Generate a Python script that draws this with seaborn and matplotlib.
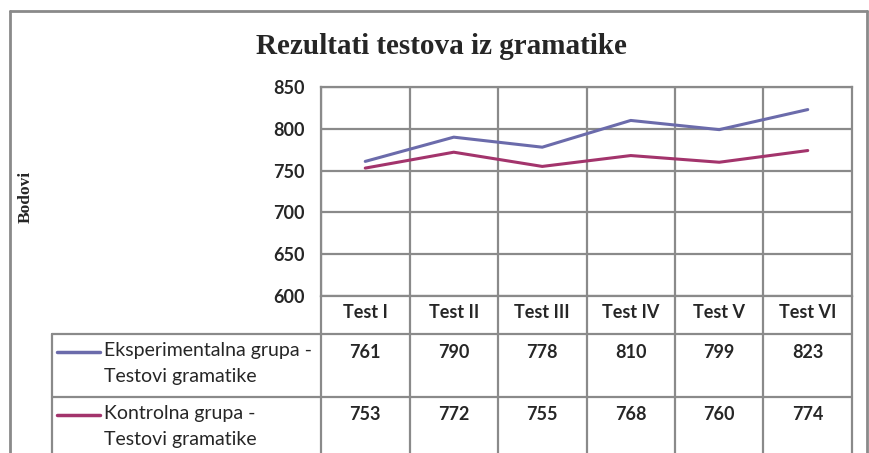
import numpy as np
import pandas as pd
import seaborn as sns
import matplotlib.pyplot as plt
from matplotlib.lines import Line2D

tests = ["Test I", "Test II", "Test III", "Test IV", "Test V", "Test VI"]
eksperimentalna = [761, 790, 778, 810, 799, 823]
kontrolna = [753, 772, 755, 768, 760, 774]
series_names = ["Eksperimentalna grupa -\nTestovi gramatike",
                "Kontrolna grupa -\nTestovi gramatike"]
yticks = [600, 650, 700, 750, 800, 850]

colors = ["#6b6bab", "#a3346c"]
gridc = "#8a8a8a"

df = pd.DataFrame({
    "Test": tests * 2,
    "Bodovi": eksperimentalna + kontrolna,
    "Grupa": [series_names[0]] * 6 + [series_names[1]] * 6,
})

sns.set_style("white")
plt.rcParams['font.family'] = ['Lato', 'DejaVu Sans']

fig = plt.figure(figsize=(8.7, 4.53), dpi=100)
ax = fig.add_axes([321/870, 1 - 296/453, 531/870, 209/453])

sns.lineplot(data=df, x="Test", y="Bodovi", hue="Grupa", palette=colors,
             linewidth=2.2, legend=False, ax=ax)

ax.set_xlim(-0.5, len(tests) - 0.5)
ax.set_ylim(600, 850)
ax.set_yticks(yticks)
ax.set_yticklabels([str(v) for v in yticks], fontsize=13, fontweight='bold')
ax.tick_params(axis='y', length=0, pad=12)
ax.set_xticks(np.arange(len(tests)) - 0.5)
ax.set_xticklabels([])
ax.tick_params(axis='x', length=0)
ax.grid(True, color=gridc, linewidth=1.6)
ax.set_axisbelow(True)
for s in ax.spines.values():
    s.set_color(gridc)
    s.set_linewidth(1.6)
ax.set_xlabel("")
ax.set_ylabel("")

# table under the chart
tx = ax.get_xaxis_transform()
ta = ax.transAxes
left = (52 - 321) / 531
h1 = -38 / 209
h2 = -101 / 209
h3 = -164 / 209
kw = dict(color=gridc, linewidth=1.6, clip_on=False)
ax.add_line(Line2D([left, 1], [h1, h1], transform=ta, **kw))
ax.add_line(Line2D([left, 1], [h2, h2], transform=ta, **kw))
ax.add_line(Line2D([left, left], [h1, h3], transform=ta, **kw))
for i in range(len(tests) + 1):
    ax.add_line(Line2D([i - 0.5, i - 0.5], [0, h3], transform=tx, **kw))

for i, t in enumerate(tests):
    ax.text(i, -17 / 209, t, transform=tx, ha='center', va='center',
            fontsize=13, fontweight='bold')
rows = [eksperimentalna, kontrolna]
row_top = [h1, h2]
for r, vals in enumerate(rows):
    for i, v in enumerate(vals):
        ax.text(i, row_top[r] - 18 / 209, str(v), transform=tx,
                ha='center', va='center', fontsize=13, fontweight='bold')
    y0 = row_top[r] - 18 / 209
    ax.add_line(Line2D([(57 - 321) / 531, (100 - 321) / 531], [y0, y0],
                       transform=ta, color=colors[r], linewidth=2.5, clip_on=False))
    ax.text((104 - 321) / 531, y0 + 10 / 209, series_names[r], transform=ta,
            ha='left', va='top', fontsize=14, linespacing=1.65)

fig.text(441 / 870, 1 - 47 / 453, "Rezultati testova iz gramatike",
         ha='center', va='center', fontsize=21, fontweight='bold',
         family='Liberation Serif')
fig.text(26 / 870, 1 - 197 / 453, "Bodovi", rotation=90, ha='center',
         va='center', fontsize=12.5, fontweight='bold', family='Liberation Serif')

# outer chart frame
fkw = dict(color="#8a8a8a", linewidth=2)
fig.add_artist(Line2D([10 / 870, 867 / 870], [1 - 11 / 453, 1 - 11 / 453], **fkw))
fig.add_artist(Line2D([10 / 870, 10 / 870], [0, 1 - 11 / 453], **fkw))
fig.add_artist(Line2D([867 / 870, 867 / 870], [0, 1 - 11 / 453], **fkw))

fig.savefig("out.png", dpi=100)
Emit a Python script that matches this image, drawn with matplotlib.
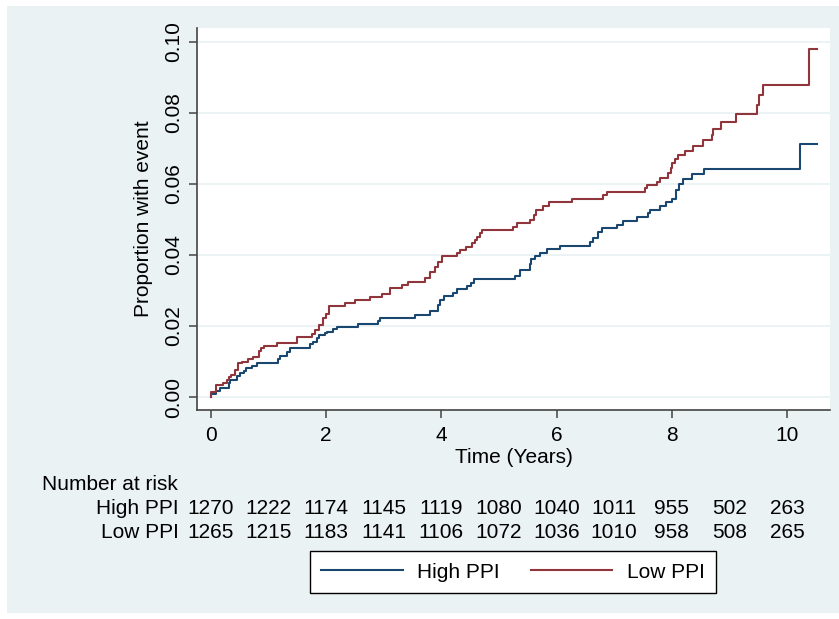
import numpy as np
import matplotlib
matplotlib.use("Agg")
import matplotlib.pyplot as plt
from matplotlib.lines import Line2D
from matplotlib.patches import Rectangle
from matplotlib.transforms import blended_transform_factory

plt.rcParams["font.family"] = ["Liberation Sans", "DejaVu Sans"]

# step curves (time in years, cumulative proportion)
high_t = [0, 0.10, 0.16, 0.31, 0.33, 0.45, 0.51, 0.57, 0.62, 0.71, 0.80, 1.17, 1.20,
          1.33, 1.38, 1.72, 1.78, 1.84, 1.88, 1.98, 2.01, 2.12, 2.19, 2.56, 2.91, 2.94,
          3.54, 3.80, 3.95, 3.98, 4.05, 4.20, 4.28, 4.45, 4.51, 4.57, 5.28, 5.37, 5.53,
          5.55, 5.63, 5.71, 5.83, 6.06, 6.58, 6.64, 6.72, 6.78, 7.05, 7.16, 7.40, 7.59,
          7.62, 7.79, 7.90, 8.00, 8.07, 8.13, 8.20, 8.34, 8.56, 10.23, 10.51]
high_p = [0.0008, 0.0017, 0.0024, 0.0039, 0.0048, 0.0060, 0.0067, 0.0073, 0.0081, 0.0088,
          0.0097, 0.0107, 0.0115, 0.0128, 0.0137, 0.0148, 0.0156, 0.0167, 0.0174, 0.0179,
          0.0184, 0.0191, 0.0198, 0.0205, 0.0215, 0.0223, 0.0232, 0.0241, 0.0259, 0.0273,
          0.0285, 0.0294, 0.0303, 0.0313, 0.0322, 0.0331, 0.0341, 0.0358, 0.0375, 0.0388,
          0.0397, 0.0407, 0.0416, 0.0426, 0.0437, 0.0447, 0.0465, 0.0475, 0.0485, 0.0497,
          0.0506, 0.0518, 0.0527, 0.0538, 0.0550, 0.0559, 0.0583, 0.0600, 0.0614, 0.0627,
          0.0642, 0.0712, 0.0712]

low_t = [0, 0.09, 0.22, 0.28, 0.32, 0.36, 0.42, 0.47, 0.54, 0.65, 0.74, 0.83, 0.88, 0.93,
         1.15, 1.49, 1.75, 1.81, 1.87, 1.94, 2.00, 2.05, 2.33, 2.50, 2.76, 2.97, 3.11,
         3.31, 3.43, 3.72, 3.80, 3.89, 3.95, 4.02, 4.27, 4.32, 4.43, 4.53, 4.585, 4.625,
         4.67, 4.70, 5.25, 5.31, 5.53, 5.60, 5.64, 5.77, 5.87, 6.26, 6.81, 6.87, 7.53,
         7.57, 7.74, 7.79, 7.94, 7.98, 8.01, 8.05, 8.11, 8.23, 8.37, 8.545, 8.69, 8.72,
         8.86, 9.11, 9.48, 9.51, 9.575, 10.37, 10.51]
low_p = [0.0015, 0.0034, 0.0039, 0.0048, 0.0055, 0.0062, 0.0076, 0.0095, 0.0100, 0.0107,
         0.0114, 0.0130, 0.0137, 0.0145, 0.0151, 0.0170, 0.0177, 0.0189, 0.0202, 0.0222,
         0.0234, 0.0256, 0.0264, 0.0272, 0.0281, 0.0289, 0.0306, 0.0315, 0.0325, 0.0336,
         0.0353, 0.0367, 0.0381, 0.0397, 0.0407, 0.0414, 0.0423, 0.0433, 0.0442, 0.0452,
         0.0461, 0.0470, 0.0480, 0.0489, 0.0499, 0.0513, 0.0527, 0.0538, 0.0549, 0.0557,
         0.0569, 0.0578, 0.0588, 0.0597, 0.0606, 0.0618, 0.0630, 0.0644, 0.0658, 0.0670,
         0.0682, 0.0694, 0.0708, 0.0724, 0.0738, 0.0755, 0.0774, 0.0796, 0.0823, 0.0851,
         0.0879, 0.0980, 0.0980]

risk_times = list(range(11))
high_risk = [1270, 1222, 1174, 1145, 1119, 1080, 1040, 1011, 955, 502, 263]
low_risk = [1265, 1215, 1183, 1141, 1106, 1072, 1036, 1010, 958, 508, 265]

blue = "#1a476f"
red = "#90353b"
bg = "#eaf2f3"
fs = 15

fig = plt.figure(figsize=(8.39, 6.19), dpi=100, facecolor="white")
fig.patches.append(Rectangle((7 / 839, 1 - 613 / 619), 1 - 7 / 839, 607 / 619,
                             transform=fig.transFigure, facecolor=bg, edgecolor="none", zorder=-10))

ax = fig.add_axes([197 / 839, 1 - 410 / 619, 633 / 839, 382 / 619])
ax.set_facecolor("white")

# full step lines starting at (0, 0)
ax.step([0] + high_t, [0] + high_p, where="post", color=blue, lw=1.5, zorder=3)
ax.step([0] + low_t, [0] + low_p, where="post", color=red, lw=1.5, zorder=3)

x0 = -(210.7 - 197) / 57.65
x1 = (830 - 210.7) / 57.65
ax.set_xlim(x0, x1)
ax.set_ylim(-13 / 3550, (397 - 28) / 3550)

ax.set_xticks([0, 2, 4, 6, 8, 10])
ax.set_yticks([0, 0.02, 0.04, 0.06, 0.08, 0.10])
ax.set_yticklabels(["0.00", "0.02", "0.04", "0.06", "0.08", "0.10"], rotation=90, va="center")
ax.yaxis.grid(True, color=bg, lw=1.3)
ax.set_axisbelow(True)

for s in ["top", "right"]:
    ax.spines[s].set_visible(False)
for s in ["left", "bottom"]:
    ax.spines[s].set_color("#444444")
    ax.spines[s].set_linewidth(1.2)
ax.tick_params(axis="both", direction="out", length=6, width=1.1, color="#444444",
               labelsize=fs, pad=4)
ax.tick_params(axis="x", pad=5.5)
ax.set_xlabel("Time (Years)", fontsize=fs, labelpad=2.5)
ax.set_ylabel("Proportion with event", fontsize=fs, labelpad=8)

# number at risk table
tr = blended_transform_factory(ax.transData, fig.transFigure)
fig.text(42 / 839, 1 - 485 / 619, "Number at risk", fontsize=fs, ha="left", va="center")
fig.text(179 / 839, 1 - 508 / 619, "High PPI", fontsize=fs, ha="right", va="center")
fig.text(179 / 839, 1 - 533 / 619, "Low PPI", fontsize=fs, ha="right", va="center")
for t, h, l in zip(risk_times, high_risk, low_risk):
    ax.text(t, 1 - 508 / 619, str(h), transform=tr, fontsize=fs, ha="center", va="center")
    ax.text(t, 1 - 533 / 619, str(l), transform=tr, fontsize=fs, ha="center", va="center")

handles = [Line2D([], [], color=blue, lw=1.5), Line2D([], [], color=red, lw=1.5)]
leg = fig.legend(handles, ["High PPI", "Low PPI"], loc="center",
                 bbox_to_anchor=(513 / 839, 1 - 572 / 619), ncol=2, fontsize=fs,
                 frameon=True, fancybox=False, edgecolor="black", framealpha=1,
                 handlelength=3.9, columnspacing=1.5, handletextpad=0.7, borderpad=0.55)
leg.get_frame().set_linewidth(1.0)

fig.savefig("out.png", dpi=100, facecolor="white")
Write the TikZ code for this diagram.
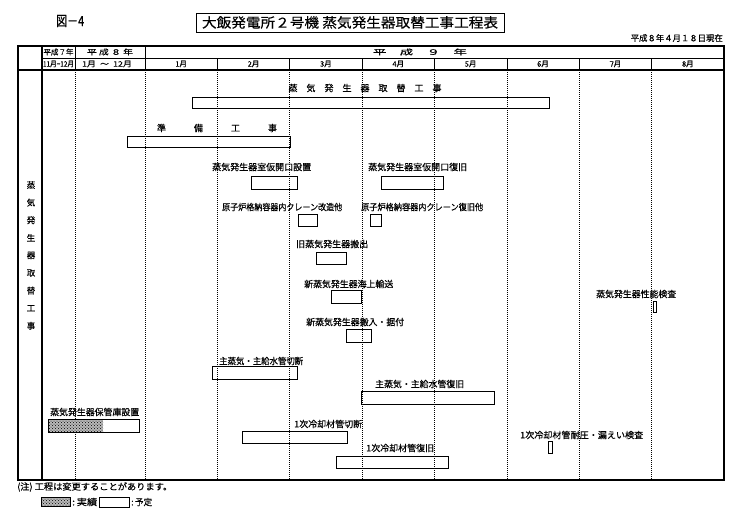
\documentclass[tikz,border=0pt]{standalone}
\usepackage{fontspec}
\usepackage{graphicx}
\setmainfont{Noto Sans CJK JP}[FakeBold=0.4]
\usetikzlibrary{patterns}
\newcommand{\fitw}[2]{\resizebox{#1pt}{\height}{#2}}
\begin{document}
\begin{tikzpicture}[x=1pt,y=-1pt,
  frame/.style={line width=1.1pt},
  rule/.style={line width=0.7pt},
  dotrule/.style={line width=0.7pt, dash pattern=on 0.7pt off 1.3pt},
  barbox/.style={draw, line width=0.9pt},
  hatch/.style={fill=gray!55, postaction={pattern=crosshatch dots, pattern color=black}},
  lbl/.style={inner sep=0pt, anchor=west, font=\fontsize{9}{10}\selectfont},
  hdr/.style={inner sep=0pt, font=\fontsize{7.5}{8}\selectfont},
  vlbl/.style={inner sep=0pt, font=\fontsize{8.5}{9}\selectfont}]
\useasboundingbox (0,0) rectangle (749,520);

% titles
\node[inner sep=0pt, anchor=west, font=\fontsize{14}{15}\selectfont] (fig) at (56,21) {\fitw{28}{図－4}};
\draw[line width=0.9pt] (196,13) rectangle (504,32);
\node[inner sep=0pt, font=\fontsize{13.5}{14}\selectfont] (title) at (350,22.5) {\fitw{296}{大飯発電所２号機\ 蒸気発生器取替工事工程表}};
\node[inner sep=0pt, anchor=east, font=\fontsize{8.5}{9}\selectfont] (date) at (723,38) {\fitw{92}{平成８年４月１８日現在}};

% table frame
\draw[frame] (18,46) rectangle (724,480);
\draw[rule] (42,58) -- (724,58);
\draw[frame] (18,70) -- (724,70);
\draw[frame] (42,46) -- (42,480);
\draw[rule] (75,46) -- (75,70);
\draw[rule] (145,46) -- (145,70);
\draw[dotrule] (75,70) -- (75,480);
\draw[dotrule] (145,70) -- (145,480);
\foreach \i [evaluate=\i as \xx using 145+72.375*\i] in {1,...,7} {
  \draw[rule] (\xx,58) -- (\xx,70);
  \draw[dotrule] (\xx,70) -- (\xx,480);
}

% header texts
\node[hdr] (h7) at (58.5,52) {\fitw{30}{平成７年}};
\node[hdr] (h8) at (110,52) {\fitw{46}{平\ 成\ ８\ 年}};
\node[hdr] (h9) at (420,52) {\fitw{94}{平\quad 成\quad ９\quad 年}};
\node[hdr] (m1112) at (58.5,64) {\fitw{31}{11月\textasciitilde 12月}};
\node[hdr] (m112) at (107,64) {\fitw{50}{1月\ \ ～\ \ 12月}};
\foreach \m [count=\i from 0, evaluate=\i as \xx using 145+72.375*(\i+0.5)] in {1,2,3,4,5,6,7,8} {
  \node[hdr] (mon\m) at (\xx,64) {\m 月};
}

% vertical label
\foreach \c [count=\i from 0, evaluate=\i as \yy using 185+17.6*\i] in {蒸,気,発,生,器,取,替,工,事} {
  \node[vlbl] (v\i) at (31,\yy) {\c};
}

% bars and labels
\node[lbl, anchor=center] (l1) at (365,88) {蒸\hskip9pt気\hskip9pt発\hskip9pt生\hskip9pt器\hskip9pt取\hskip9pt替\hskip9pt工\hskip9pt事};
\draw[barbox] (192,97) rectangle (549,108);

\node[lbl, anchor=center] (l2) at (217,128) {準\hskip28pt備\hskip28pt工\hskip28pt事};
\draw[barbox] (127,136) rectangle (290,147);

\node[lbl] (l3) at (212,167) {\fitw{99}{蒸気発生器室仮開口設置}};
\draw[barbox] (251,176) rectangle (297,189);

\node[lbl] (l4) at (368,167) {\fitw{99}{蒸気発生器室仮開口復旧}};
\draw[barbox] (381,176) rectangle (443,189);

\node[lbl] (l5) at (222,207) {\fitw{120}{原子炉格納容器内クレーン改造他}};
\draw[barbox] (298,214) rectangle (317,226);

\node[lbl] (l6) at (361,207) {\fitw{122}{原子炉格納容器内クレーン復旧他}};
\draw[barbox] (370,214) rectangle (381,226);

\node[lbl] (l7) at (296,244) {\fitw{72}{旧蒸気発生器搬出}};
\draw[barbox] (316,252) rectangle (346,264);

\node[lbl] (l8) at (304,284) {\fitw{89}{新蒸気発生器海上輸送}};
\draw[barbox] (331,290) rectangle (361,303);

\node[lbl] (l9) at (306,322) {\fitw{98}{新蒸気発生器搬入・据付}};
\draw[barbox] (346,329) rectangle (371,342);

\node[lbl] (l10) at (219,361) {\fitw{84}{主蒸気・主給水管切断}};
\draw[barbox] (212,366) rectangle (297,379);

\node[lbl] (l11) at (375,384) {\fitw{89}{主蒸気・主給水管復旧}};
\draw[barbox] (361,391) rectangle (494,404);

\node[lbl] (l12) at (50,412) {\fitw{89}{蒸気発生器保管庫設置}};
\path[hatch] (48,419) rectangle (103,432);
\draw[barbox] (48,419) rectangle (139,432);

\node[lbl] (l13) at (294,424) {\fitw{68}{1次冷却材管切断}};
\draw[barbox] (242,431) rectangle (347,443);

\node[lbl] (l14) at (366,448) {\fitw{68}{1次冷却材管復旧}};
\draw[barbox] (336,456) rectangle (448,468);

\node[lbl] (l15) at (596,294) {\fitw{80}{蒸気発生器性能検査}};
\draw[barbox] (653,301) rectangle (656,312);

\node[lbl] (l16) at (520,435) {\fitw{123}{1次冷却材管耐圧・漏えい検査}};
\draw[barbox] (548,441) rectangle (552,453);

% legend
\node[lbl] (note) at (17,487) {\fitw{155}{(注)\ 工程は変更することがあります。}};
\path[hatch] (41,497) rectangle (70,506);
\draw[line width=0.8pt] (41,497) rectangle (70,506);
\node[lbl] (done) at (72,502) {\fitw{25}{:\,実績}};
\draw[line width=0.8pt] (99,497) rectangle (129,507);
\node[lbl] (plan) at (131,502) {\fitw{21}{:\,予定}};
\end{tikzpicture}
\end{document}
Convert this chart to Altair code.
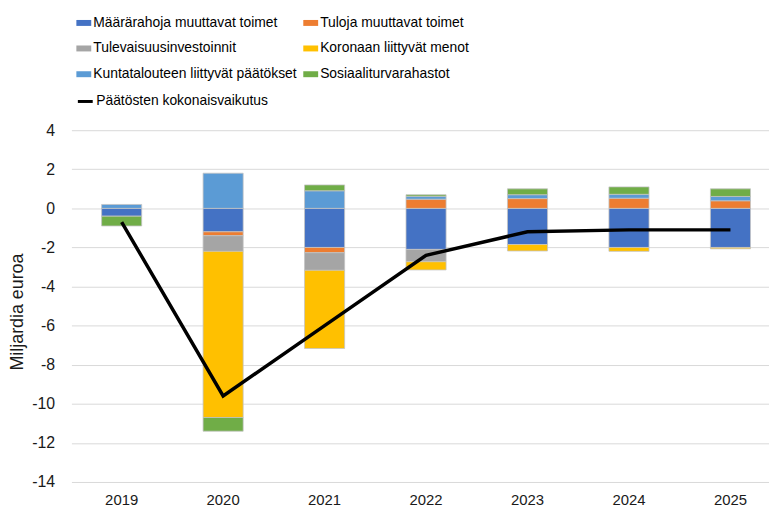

_ _ _

_Task objective:_ Copy out every line from the records that has the word "with".

_Finished exercise:_
Generate a Python script that draws this with seaborn and matplotlib.
Emit a Python script that matches this image, drawn with matplotlib.
ax.set_ylabel("Proportion with event", fontsize=fs, labelpad=8)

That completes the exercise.